Written request – Exact reproduction is required for the lines bounded by the one containing "Rebuild this chart" and the one containing "22, 22, 14, 2, 2, 1, 1, 0]", both bounds included. Print them without any pictures.

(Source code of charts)
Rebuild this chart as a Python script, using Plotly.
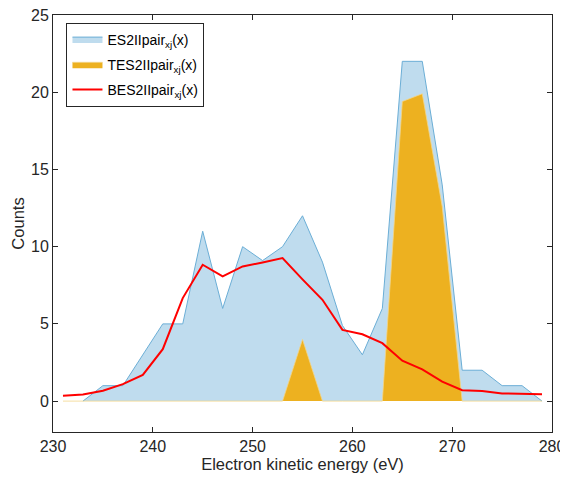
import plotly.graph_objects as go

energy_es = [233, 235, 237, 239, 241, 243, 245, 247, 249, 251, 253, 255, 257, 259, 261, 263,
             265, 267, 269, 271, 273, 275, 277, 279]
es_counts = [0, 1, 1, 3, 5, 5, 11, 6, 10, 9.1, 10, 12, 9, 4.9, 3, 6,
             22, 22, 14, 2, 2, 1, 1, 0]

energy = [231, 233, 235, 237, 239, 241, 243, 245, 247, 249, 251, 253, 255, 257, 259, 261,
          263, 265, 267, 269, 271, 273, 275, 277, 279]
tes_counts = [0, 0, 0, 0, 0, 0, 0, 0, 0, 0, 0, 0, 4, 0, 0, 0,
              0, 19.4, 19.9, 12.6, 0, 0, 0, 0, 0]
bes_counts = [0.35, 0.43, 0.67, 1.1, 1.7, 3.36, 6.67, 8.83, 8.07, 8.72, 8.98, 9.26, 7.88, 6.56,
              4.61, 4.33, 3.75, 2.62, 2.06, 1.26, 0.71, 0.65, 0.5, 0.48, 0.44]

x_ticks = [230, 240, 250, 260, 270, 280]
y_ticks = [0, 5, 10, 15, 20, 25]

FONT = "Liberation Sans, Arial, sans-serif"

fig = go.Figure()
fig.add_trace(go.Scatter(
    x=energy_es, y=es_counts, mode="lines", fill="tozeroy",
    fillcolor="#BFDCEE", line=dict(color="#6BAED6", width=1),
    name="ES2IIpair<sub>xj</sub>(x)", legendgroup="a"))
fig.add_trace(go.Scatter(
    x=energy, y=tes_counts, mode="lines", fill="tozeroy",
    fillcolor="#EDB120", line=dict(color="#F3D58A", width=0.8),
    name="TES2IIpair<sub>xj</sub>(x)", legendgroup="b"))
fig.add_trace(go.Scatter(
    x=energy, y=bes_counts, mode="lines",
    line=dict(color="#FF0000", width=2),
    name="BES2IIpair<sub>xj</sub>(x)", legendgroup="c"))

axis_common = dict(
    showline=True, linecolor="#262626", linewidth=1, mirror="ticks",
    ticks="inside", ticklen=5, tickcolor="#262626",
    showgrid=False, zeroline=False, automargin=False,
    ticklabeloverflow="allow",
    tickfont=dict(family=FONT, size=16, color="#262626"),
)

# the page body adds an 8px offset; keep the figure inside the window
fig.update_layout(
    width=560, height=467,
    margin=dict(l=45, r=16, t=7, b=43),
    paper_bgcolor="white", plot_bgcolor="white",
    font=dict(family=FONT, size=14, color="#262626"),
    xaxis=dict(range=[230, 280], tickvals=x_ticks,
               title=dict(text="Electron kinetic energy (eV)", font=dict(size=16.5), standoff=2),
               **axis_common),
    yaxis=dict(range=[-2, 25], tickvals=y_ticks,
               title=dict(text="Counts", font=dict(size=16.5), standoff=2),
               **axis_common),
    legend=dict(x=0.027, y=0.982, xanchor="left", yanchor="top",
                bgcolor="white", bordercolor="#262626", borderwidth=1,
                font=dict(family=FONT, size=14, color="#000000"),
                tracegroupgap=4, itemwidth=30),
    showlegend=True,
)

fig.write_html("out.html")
==
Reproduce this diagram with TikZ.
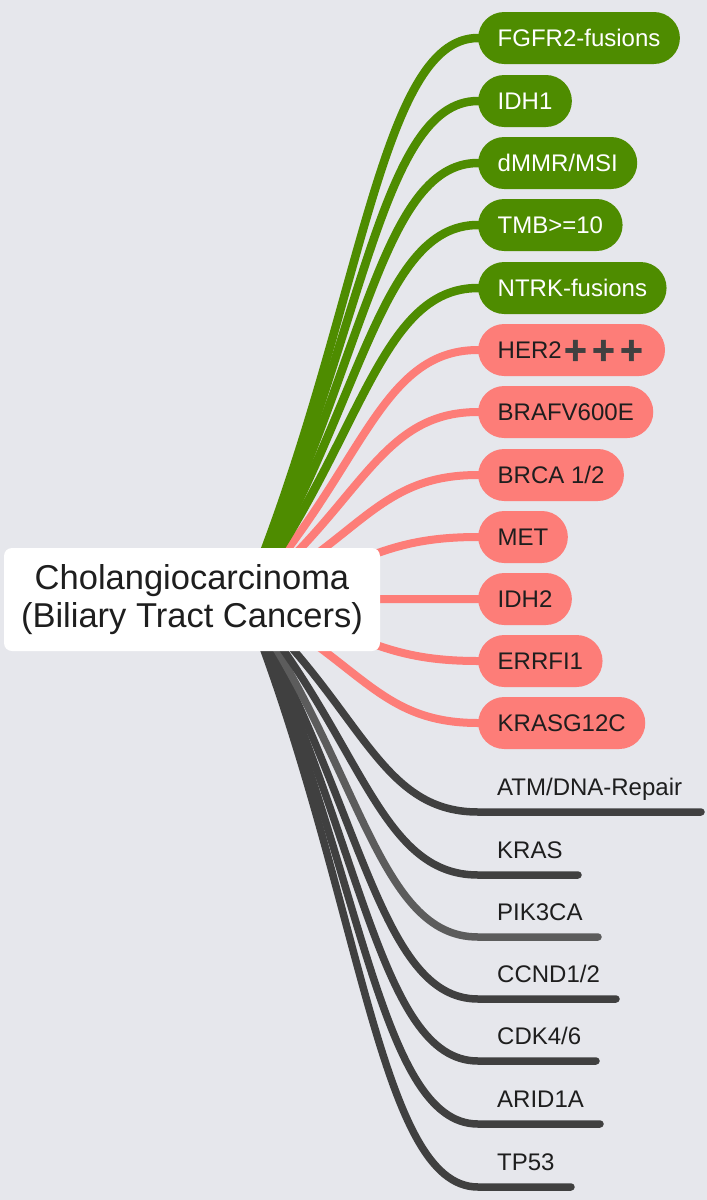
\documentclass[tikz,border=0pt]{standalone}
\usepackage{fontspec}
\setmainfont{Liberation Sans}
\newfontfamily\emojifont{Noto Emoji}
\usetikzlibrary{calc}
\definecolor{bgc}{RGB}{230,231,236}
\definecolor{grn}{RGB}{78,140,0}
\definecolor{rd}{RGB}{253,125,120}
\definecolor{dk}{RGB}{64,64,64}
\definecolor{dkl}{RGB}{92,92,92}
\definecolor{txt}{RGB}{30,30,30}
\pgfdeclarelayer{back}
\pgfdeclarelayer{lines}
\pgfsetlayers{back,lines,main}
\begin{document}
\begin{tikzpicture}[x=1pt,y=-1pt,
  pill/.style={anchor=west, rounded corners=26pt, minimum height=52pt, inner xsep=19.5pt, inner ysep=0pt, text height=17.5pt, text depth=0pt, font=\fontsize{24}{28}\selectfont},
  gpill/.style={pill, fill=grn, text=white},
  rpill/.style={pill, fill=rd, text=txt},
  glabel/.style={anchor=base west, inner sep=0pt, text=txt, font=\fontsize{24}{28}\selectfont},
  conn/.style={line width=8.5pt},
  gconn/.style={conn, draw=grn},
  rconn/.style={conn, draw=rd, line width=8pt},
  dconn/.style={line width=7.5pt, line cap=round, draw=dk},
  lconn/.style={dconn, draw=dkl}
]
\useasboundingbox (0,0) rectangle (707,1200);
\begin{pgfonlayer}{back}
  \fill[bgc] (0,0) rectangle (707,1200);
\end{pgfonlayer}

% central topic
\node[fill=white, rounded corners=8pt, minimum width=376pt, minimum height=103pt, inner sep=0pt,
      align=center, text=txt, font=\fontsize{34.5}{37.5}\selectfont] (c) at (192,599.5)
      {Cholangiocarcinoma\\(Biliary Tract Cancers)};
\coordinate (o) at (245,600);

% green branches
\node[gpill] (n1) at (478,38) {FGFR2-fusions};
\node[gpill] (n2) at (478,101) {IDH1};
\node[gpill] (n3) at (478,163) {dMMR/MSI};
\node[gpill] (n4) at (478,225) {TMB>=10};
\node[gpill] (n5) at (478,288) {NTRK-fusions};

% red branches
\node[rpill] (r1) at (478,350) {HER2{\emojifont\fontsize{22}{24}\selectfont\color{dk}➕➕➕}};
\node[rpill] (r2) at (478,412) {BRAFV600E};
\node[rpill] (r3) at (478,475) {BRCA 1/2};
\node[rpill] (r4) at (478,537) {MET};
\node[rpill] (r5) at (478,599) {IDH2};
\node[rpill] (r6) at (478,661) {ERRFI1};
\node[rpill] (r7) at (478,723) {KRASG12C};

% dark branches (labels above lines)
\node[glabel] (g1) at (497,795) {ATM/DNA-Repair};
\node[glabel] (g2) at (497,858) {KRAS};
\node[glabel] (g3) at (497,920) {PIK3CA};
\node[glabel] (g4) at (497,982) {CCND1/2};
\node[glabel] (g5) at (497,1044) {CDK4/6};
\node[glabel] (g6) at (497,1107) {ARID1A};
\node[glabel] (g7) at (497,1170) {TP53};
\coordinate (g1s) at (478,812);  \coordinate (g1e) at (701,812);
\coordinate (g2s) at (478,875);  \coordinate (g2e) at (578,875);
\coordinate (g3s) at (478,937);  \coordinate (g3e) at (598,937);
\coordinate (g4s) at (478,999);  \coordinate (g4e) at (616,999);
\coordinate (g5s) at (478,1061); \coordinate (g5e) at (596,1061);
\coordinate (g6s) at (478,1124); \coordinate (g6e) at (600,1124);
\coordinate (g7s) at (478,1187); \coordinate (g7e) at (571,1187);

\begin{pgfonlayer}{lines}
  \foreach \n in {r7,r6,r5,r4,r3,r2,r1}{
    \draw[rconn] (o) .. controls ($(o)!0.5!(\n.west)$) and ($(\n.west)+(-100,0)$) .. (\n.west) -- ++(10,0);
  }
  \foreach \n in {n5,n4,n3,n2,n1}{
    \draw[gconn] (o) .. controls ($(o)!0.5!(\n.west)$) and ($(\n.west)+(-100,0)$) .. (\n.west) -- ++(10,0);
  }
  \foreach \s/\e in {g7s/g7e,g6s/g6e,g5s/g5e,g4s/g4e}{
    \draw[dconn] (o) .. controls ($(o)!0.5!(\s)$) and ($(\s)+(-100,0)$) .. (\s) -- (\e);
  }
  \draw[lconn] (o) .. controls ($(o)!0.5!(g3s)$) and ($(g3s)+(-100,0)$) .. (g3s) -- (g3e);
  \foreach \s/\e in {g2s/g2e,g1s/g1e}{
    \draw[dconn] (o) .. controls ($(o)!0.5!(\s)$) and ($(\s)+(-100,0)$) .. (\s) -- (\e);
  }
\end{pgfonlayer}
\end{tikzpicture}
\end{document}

Written reply –
Rebuild this chart as a Python script, using Plotly.
import plotly.graph_objects as go

energy_es = [233, 235, 237, 239, 241, 243, 245, 247, 249, 251, 253, 255, 257, 259, 261, 263,
             265, 267, 269, 271, 273, 275, 277, 279]
es_counts = [0, 1, 1, 3, 5, 5, 11, 6, 10, 9.1, 10, 12, 9, 4.9, 3, 6,
             22, 22, 14, 2, 2, 1, 1, 0]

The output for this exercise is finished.